Dr Petra Sijpesteijn is professor of Arabic. Her research concentrates on recovering the experiences of Muslims and non-Muslims living under Islamic rule, using the vast stores of radically under-used documents surviving from the early Islamic world. Starting in 2017, she manages an international research project entitled “Embedding Conquest: Naturalising Muslim Rule in the Early Islamic Empire (600-1000)”, funded by the European Research Council. Since 2014, she has also been director of the Leiden University Centre for the Study of Islam (LUCIS).
Did the Early Muslim Empire have a Language Policy?
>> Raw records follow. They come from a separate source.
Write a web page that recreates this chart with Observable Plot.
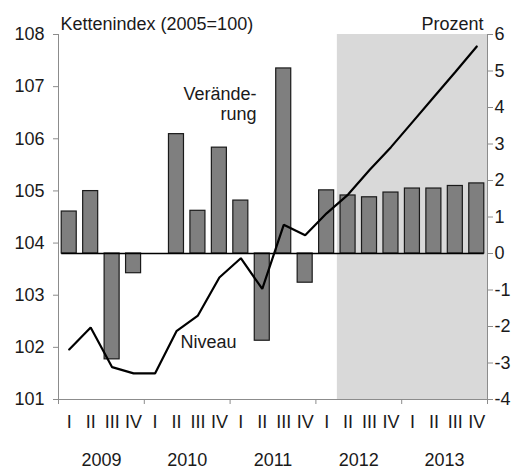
<!DOCTYPE html>
<html>
<head>
<meta charset="utf-8">
<script src="https://cdn.jsdelivr.net/npm/d3@7"></script>
<script src="https://cdn.jsdelivr.net/npm/@observablehq/plot@0.6"></script>
<style>
  html, body { margin: 0; padding: 0; background: #fff; }
</style>
</head>
<body>
<div id="chart"></div>
<script>
// ---- data ----
const years = ["2009", "2010", "2011", "2012", "2013"];
const quarters = ["I", "II", "III", "IV"];
// Kettenindex (2005=100), left axis
const niveau = [
  101.96, 102.38, 101.62, 101.50,
  101.50, 102.31, 102.61, 103.34,
  103.71, 103.12, 104.35, 104.15,
  104.57, 104.93, 105.40, 105.84,
  106.32, 106.80, 107.28, 107.77
];
// Veränderung in Prozent, right axis
const veraenderung = [
  1.15, 1.71, -2.90, -0.54,
  null, 3.27, 1.17, 2.90,
  1.45, -2.39, 5.07, -0.80,
  1.73, 1.59, 1.54, 1.67,
  1.78, 1.78, 1.85, 1.92
];
const leftTicks = [101, 102, 103, 104, 105, 106, 107, 108];
const rightTicks = [-4, -3, -2, -1, 0, 1, 2, 3, 4, 5, 6];
const forecastStart = 13; // index of 2012 Q2

// ---- secondary axis mapping: percent -4..6 <-> index 101..108 ----
const pctDomain = [-4, 6];
const idxDomain = [101, 108];
const toLeft = p => idxDomain[0] + (p - pctDomain[0]) * (idxDomain[1] - idxDomain[0]) / (pctDomain[1] - pctDomain[0]);
const toPct = v => pctDomain[0] + (v - idxDomain[0]) * (pctDomain[1] - pctDomain[0]) / (idxDomain[1] - idxDomain[0]);
const base = toLeft(0);

const rows = niveau.map((n, i) => ({
  i, year: years[Math.floor(i / 4)], q: quarters[i % 4], niveau: n, pct: veraenderung[i]
}));
const nQ = rows.length;
const pad = 0.15;

const grey = "#8c8c8c";
const ink = "#1a1a1a";
const fs = 18;

const chart = Plot.plot({
  width: 521,
  height: 470,
  marginTop: 34,
  marginBottom: 71,
  marginLeft: 58,
  marginRight: 34,
  style: { fontFamily: "'Liberation Sans', Arial, sans-serif", fontSize: fs + "px", color: ink, background: "#fff" },
  x: { type: "linear", domain: [0, nQ], axis: null },
  y: { domain: idxDomain, axis: null },
  marks: [
    // forecast shading
    Plot.rect([forecastStart], { x1: d => d, x2: nQ, y1: idxDomain[0], y2: idxDomain[1], fill: "#d9d9d9" }),
    // bars (percent change)
    Plot.rect(rows.filter(d => d.pct != null), {
      x1: d => d.i + pad, x2: d => d.i + 1 - pad,
      y1: base, y2: d => toLeft(d.pct),
      fill: "#7f7f7f", stroke: ink, strokeWidth: 1.2
    }),
    // zero line
    Plot.ruleY([base], { x1: pad, x2: nQ - pad, stroke: "#000", strokeWidth: 1.3 }),
    // axis lines
    Plot.ruleX([0, nQ], { stroke: grey, strokeWidth: 1 }),
    Plot.ruleY([idxDomain[0]], { stroke: grey, strokeWidth: 1 }),
    // level line
    Plot.line(rows, { x: d => d.i + 0.5, y: "niveau", stroke: "#000", strokeWidth: 2.2, strokeLinejoin: "miter" }),
    // left axis
    Plot.axisY(leftTicks, { anchor: "left", tickSize: 5, tickPadding: 9, stroke: grey, fill: ink, fontSize: fs, tickFormat: d => String(d), label: null }),
    // right axis
    Plot.axisY(rightTicks.map(toLeft), { anchor: "right", tickSize: 5, tickPadding: 2, stroke: grey, fill: ink, fontSize: fs, tickFormat: d => String(Math.round(toPct(d))), label: null }),
    // bottom year boundary ticks
    Plot.axisX(d3.range(0, nQ + 1, 4), { tickSize: 5, stroke: grey, tickFormat: () => "", label: null }),
    // quarter labels
    Plot.axisX(rows.map(d => d.i + 0.5), { tickSize: 0, tickPadding: 16, fill: ink, fontSize: fs, tickFormat: d => quarters[Math.floor(d) % 4], label: null }),
    // year labels
    Plot.axisX(years.map((y, j) => j * 4 + 2), { tickSize: 0, tickPadding: 54, fill: ink, fontSize: fs, tickFormat: d => years[Math.round((d - 2) / 4)], label: null }),
    // titles
    Plot.text(["Kettenindex (2005=100)"], { text: d => d, frameAnchor: "top-left", textAnchor: "start", lineAnchor: "top", dx: 2, dy: -17, fontSize: fs, fill: ink }),
    Plot.text(["Prozent"], { text: d => d, frameAnchor: "top-right", textAnchor: "end", lineAnchor: "top", dx: -4, dy: -17, fontSize: fs, fill: ink }),
    // annotations
    Plot.text(["Verände-\nrung"], { text: d => d, x: 9.23, y: 107.02, textAnchor: "end", lineAnchor: "top", lineHeight: 1.12, fontSize: fs, fill: ink }),
    Plot.text(["Niveau"], { text: d => d, x: 5.69, y: 102.10, textAnchor: "start", lineAnchor: "middle", fontSize: fs, fill: ink })
  ]
});
document.getElementById("chart").appendChild(chart);
</script>
</body>
</html>
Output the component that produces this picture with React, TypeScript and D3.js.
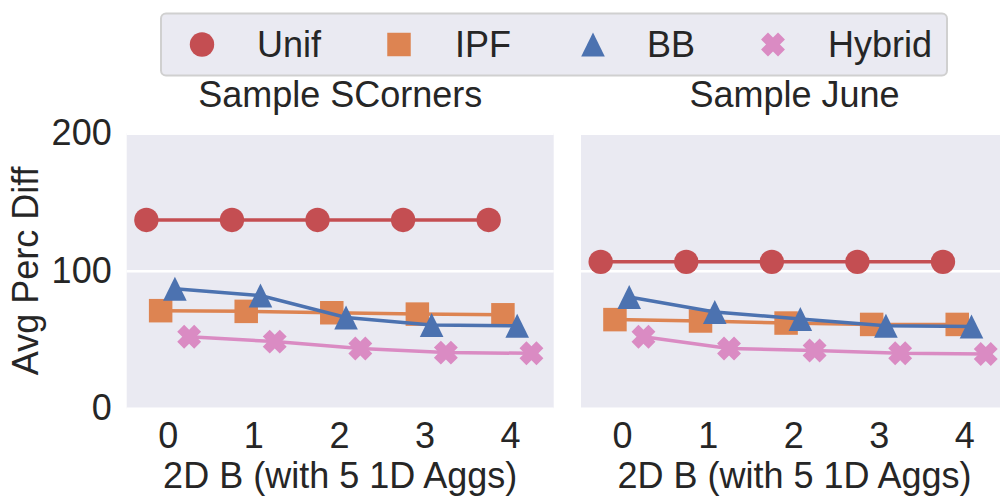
import { useEffect, useRef } from "react";
import * as d3 from "d3";

const xTicks = [0, 1, 2, 3, 4];
const yTicks = [0, 100, 200];
const seriesNames = ["Unif", "IPF", "BB", "Hybrid"];
const seriesColors = ["#C44E52", "#DD8452", "#4C72B0", "#DA8BC3"];
const panelTitles = ["Sample SCorners", "Sample June"];

// values read per panel, per series
const scornersUnif = [137, 137, 137, 137, 137];
const scornersIPF = [71, 70.5, 69.5, 68.5, 68];
const scornersBB = [87, 82, 66, 60.5, 60];
const scornersHybrid = [52, 48.5, 43.5, 40.5, 40];

const juneUnif = [106.5, 106.5, 106.5, 106.5, 106.5];
const juneIPF = [64.5, 63.5, 62, 61, 61];
const juneBB = [81, 70, 65, 60, 59.5];
const juneHybrid = [52, 43.5, 42, 40, 39.5];

const panels = [
  [scornersUnif, scornersIPF, scornersBB, scornersHybrid],
  [juneUnif, juneIPF, juneBB, juneHybrid],
];

const FONT = "'Liberation Sans', Arial, sans-serif";
const TEXT = "#262626";

function markerPath(kind: number): string {
  if (kind === 0) return d3.symbol(d3.symbolCircle, Math.PI * 12.2 * 12.2)()!;
  if (kind === 1) return d3.symbol(d3.symbolSquare, 23.5 * 23.5)()!;
  if (kind === 2) {
    const w = 11.8, h = 12;
    return `M0,${-h}L${w},${h}L${-w},${h}Z`;
  }
  // filled X: a plus rotated 45 degrees
  const a = 4.9, b = 12;
  const pts = [
    [-a, -b], [a, -b], [a, -a], [b, -a], [b, a], [a, a],
    [a, b], [-a, b], [-a, a], [-b, a], [-b, -a], [-a, -a],
  ];
  const c = Math.SQRT1_2;
  return (
    "M" +
    pts
      .map(([x, y]) => `${((x - y) * c).toFixed(2)},${((x + y) * c).toFixed(2)}`)
      .join("L") +
    "Z"
  );
}

export default function App() {
  const svgRef = useRef<SVGSVGElement>(null);

  useEffect(() => {
    if (!svgRef.current) return;
    const svg = d3.select(svgRef.current);
    svg.selectAll("*").remove();

    const top = 133.3;
    const bottom = 408.3;
    const panelW = 427;
    const panelLefts = [126.7, 581];
    const dodge = [-0.25, -1 / 12, 1 / 12, 0.25];

    const y = d3.scaleLinear().domain([0, 200]).range([bottom, top]);

    panels.forEach((series, pi) => {
      const left = panelLefts[pi];
      const x = d3
        .scaleLinear()
        .domain([-0.48, 4.51])
        .range([left, left + panelW]);

      const g = svg.append("g");

      g.append("rect")
        .attr("x", left)
        .attr("y", top)
        .attr("width", panelW)
        .attr("height", bottom - top)
        .attr("fill", "#EAEAF2");

      // Grid lines
      g.append("g")
        .attr("transform", `translate(${left},0)`)
        .call(d3.axisLeft(y).tickValues(yTicks).tickSize(-panelW).tickFormat(() => ""))
        .call((s) => s.select(".domain").remove())
        .call((s) =>
          s.selectAll(".tick line").attr("stroke", "#FFFFFF").attr("stroke-width", 2.5),
        );

      const plot = g.append("g");

      series.forEach((vals, si) => {
        const pts = vals.map((v, i) => [x(xTicks[i] + dodge[si]), y(v)] as [number, number]);
        plot
          .append("path")
          .datum(pts)
          .attr("d", d3.line())
          .attr("fill", "none")
          .attr("stroke", seriesColors[si])
          .attr("stroke-width", 3.5);
        plot
          .selectAll(`.m${si}`)
          .data(pts)
          .join("path")
          .attr("class", `m${si}`)
          .attr("transform", (d) => `translate(${d[0]},${d[1]})`)
          .attr("d", markerPath(si))
          .attr("fill", seriesColors[si]);
      });

      // X axis
      g.append("g")
        .attr("transform", `translate(0,${bottom})`)
        .call(d3.axisBottom(x).tickValues(xTicks).tickSize(0).tickPadding(14).tickFormat((d) => String(d)))
        .call((s) => s.select(".domain").remove())
        .call((s) =>
          s
            .selectAll(".tick text")
            .attr("fill", TEXT)
            .attr("font-size", "36px")
            .attr("font-family", FONT),
        );

      g.append("text")
        .attr("x", left + panelW / 2)
        .attr("y", 488)
        .attr("text-anchor", "middle")
        .attr("font-size", "36px")
        .attr("font-family", FONT)
        .attr("fill", TEXT)
        .text("2D B (with 5 1D Aggs)");

      g.append("text")
        .attr("x", left + panelW / 2)
        .attr("y", 107)
        .attr("text-anchor", "middle")
        .attr("font-size", "36px")
        .attr("font-family", FONT)
        .attr("fill", TEXT)
        .text(panelTitles[pi]);

      if (pi === 0) {
        g.append("g")
          .attr("transform", `translate(${left},0)`)
          .call(d3.axisLeft(y).tickValues(yTicks).tickSize(0).tickPadding(15))
          .call((s) => s.select(".domain").remove())
          .call((s) =>
            s
              .selectAll(".tick text")
              .attr("fill", TEXT)
              .attr("font-size", "36px")
              .attr("font-family", FONT),
          );

        g.append("text")
          .attr("transform", `translate(38,${(top + bottom) / 2}) rotate(-90)`)
          .attr("text-anchor", "middle")
          .attr("font-size", "36px")
          .attr("font-family", FONT)
          .attr("fill", TEXT)
          .text("Avg Perc Diff");
      }
    });

    // Legend
    const legend = svg.append("g");
    legend
      .append("rect")
      .attr("x", 161)
      .attr("y", 13.5)
      .attr("width", 786)
      .attr("height", 62)
      .attr("rx", 5)
      .attr("fill", "#EAEAF2")
      .attr("stroke", "#D0D0D0")
      .attr("stroke-width", 2);

    const markerX = [202, 399, 593, 773];
    const textX = [257, 455, 647, 828];
    seriesNames.forEach((name, si) => {
      legend
        .append("path")
        .attr("transform", `translate(${markerX[si]},44.5)`)
        .attr("d", markerPath(si))
        .attr("fill", seriesColors[si]);
      legend
        .append("text")
        .attr("x", textX[si])
        .attr("y", 57)
        .attr("font-size", "36px")
        .attr("font-family", FONT)
        .attr("fill", TEXT)
        .text(name);
    });
  }, []);

  return (
    <svg
      ref={svgRef}
      width={1000}
      height={498}
      style={{ position: "absolute", left: 0, top: 0, background: "#FFFFFF" }}
      role="img"
      aria-label="Avg Perc Diff by 2D B for two samples"
    />
  );
}
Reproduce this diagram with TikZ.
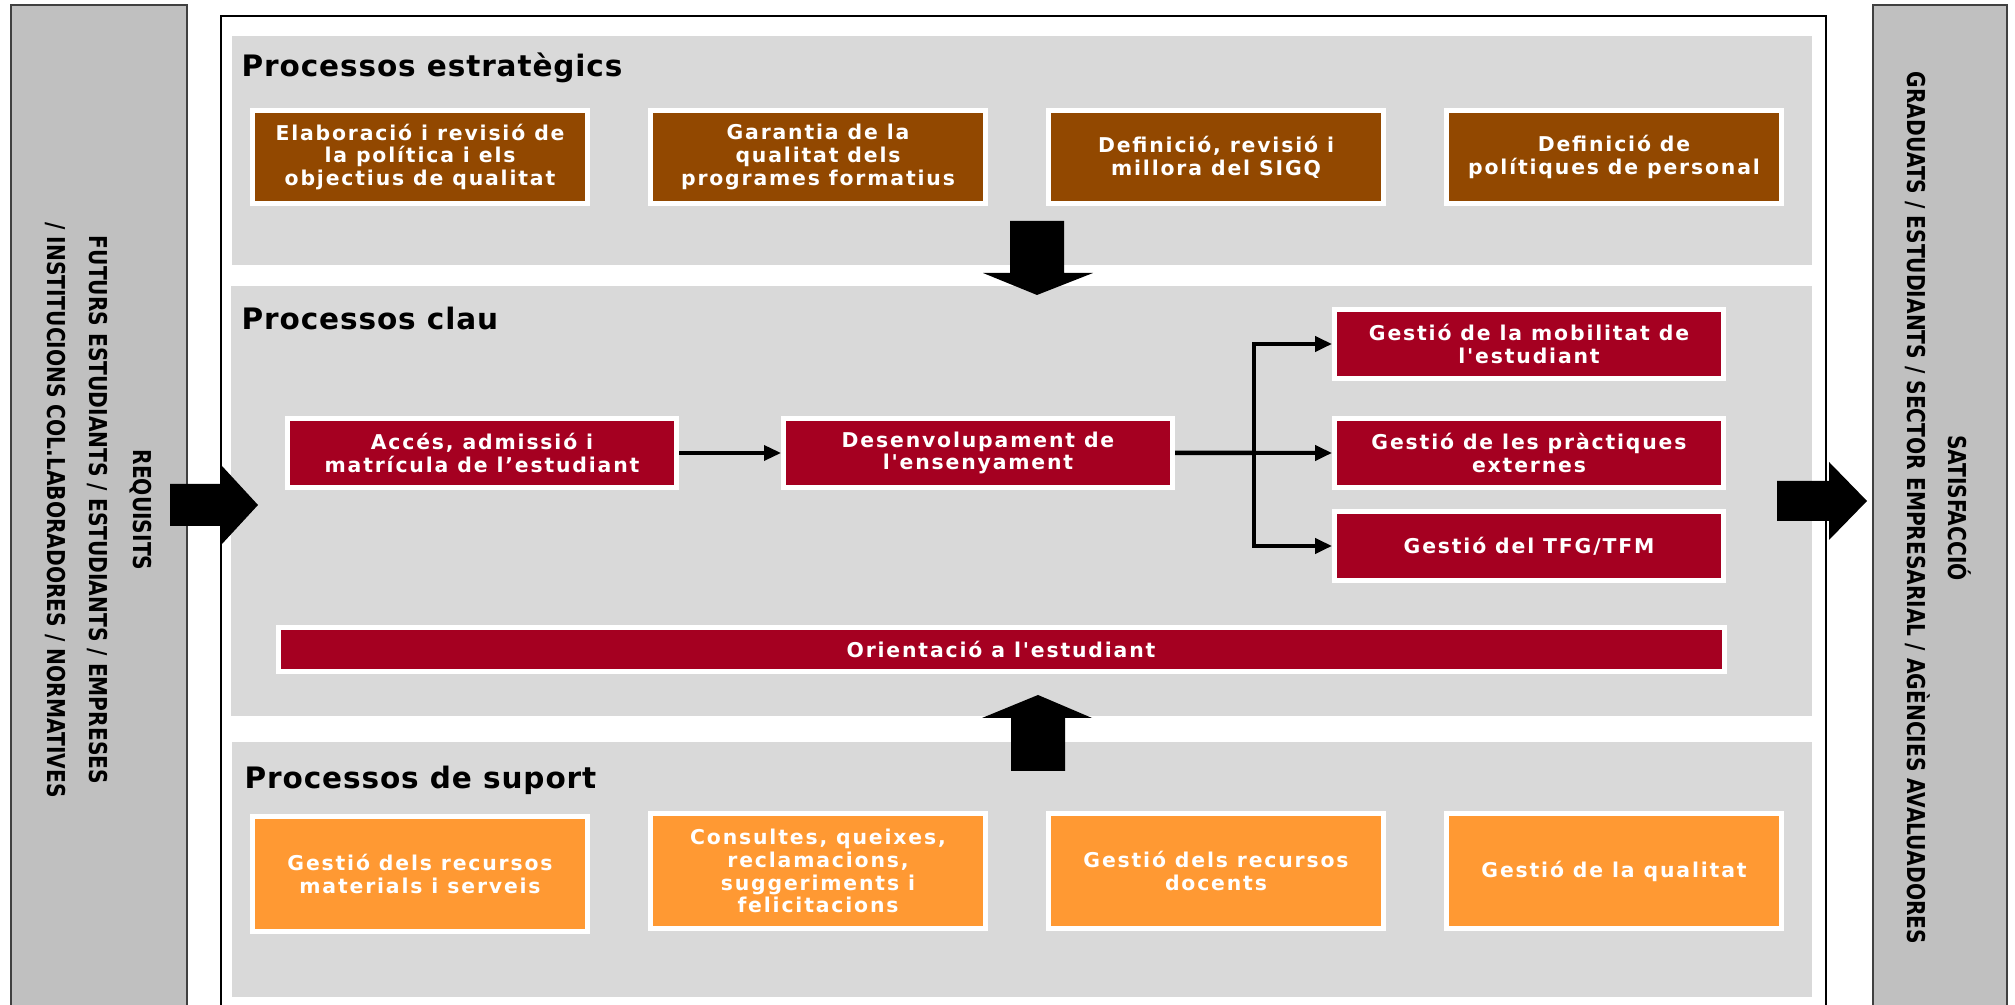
\documentclass[tikz,border=0pt]{standalone}
\usepackage{fontspec}
\setmainfont{DejaVu Sans}
\newfontfamily\boxfont[LetterSpace=9]{DejaVu Sans}
\newfontfamily\titlefont[LetterSpace=3]{DejaVu Sans}
\newfontfamily\sidefont[FakeStretch=0.82]{DejaVu Sans}
\usetikzlibrary{arrows.meta,calc,positioning}
\definecolor{stratbrown}{RGB}{146,72,0}
\definecolor{keyred}{RGB}{165,0,33}
\definecolor{supporange}{RGB}{255,153,51}
\definecolor{panelgrey}{RGB}{217,217,217}
\definecolor{sidegrey}{RGB}{192,192,192}
\tikzset {
  >={Triangle[length=1.7mm,width=1.5mm]},
  procbox/.style={draw=white, line width=0.5mm, text=white, align=center,
    inner sep=0pt, font=\boxfont\bfseries\fontsize{5.8}{6.5}\selectfont},
  stratbox/.style={procbox, fill=stratbrown, minimum width=33.5mm, minimum height=9.3mm},
  keybox/.style={procbox, fill=keyred, minimum width=38.9mm, minimum height=6.9mm},
  suppbox/.style={procbox, fill=supporange, minimum width=33.5mm, minimum height=11.5mm},
  paneltitle/.style={anchor=base west, inner sep=0pt,
    font=\titlefont\bfseries\fontsize{8.4}{10}\selectfont},
  sidetext/.style={rotate=-90, inner sep=0pt,
    font=\sidefont\bfseries\fontsize{7}{8.4}\selectfont},
  flow/.style={->, line width=0.4mm},
}

\begin{document}
\begin{tikzpicture}[x=0.1mm, y=-0.1mm]
  \path[use as bounding box] (0,0) rectangle (2015,1005);
  \clip (0,0) rectangle (2015,1005);
  % side panels and frame
  \filldraw[fill=sidegrey, draw=black!75, line width=0.15mm] (11,5) rectangle (187,1020);
  \filldraw[fill=sidegrey, draw=black!75, line width=0.15mm] (1873,5) rectangle (2007,1020);
  \draw[line width=0.15mm] (221,16) rectangle (1826,1020);
  \fill[panelgrey] (232,36) rectangle (1812,265);
  \fill[panelgrey] (231,286) rectangle (1812,716);
  \fill[panelgrey] (232,742) rectangle (1812,997);

  \node[sidetext] (requisits) at (141,510) {REQUISITS};
  \node[sidetext] (futurs) at (97,510) {FUTURS ESTUDIANTS / ESTUDIANTS / EMPRESES};
  \node[sidetext] (institucions) at (55,510) {/ INSTITUCIONS COL.LABORADORES / NORMATIVES};
  \node[sidetext] (satisfaccio) at (1960,508) {SATISFACCIÓ};
  \node[sidetext] (graduats) at (1918,508) {GRADUATS / ESTUDIANTS / SECTOR EMPRESARIAL / AGÈNCIES AVALUADORES};

  % processos estrategics
  \node[paneltitle] (strattitle) at (241,77) {Processos estratègics};
  \node[stratbox] (politica) at (420,157) {Elaboració i revisió de\\la política i els\\objectius de qualitat};
  \node[stratbox] (garantia) at (818,157) {Garantia de la\\qualitat dels\\programes formatius};
  \node[stratbox] (sigq) at (1216,157) {Definició, revisió i\\millora del SIGQ};
  \node[stratbox] (personal) at (1614,157) {Definició de\\polítiques de personal};

  % processos clau
  \node[paneltitle] (keytitle) at (241,330) {Processos clau};
  \node[keybox] (acces) at (482,453) {Accés, admissió i\\matrícula de l’estudiant};
  \node[keybox] (desenv) at (978,453) {Desenvolupament de\\l'ensenyament};
  \node[keybox] (mobilitat) at (1529,344) {Gestió de la mobilitat de\\l'estudiant};
  \node[keybox] (practiques) at (1529,453) {Gestió de les pràctiques\\externes};
  \node[keybox] (tfg) at (1529,546) {Gestió del TFG/TFM};
  \node[keybox, minimum width=144.6mm, minimum height=4.4mm] (orientacio) at (1001,650) {Orientació a l'estudiant};

  \coordinate (fork) at ($(desenv.east)!.5!(practiques.west)$);
  \draw[flow, line width=0.35mm] (acces.east) -- (desenv.west);
  \draw[line width=0.45mm] (desenv.east) -- (fork);
  \draw[flow] (fork) -- (practiques.west);
  \draw[flow] (fork) |- (mobilitat.west);
  \draw[flow] (fork) |- (tfg.west);

  % processos de suport
  \node[paneltitle] (supptitle) at (244,789) {Processos de suport};
  \node[suppbox] (materials) at (420,874) {Gestió dels recursos\\materials i serveis};
  \node[suppbox] (queixes) at (818,871) {Consultes, queixes,\\reclamacions,\\suggeriments i\\felicitacions};
  \node[suppbox] (docents) at (1216,871) {Gestió dels recursos\\docents};
  \node[suppbox] (qualitat) at (1614,871) {Gestió de la qualitat};

  % block arrows
  \fill (170,484) -- (222,484) -- (222,466) -- (258,505) -- (222,544) -- (222,526) -- (170,526) -- cycle;
  \fill (1777,481) -- (1829,481) -- (1829,462) -- (1867,501) -- (1829,540) -- (1829,521) -- (1777,521) -- cycle;
  \fill (1010,221) -- (1064,221) -- (1064,273) -- (1093,273) -- (1037,295) -- (983,273) -- (1010,273) -- cycle;
  \fill (1011,771) -- (1065,771) -- (1065,718) -- (1092,718) -- (1038,695) -- (982,718) -- (1011,718) -- cycle;
\end{tikzpicture}
\end{document}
After the establishment of the Muslim Empire as a result of the great Arab conquests of the mid-seventh century, the Arabs combined administrative expertise they encountered in the conquered areas and added their own practices as well. The Arab chanceries produced documents in multiple languages: Arabic, Greek, Coptic, Soghdian, and Pahlavi for several centuries after the conquests. How does this relate to the famous decision by caliphal decree to switch in the official administration to Arabic only dated to around 700? In this lecture I will present documents produced by chanceries to discuss what language policy the Muslim empire followed. I will also suggest a different interpretation for the literary reports attributed to the famous caliph ‘Abd al-Malik or one of his successors.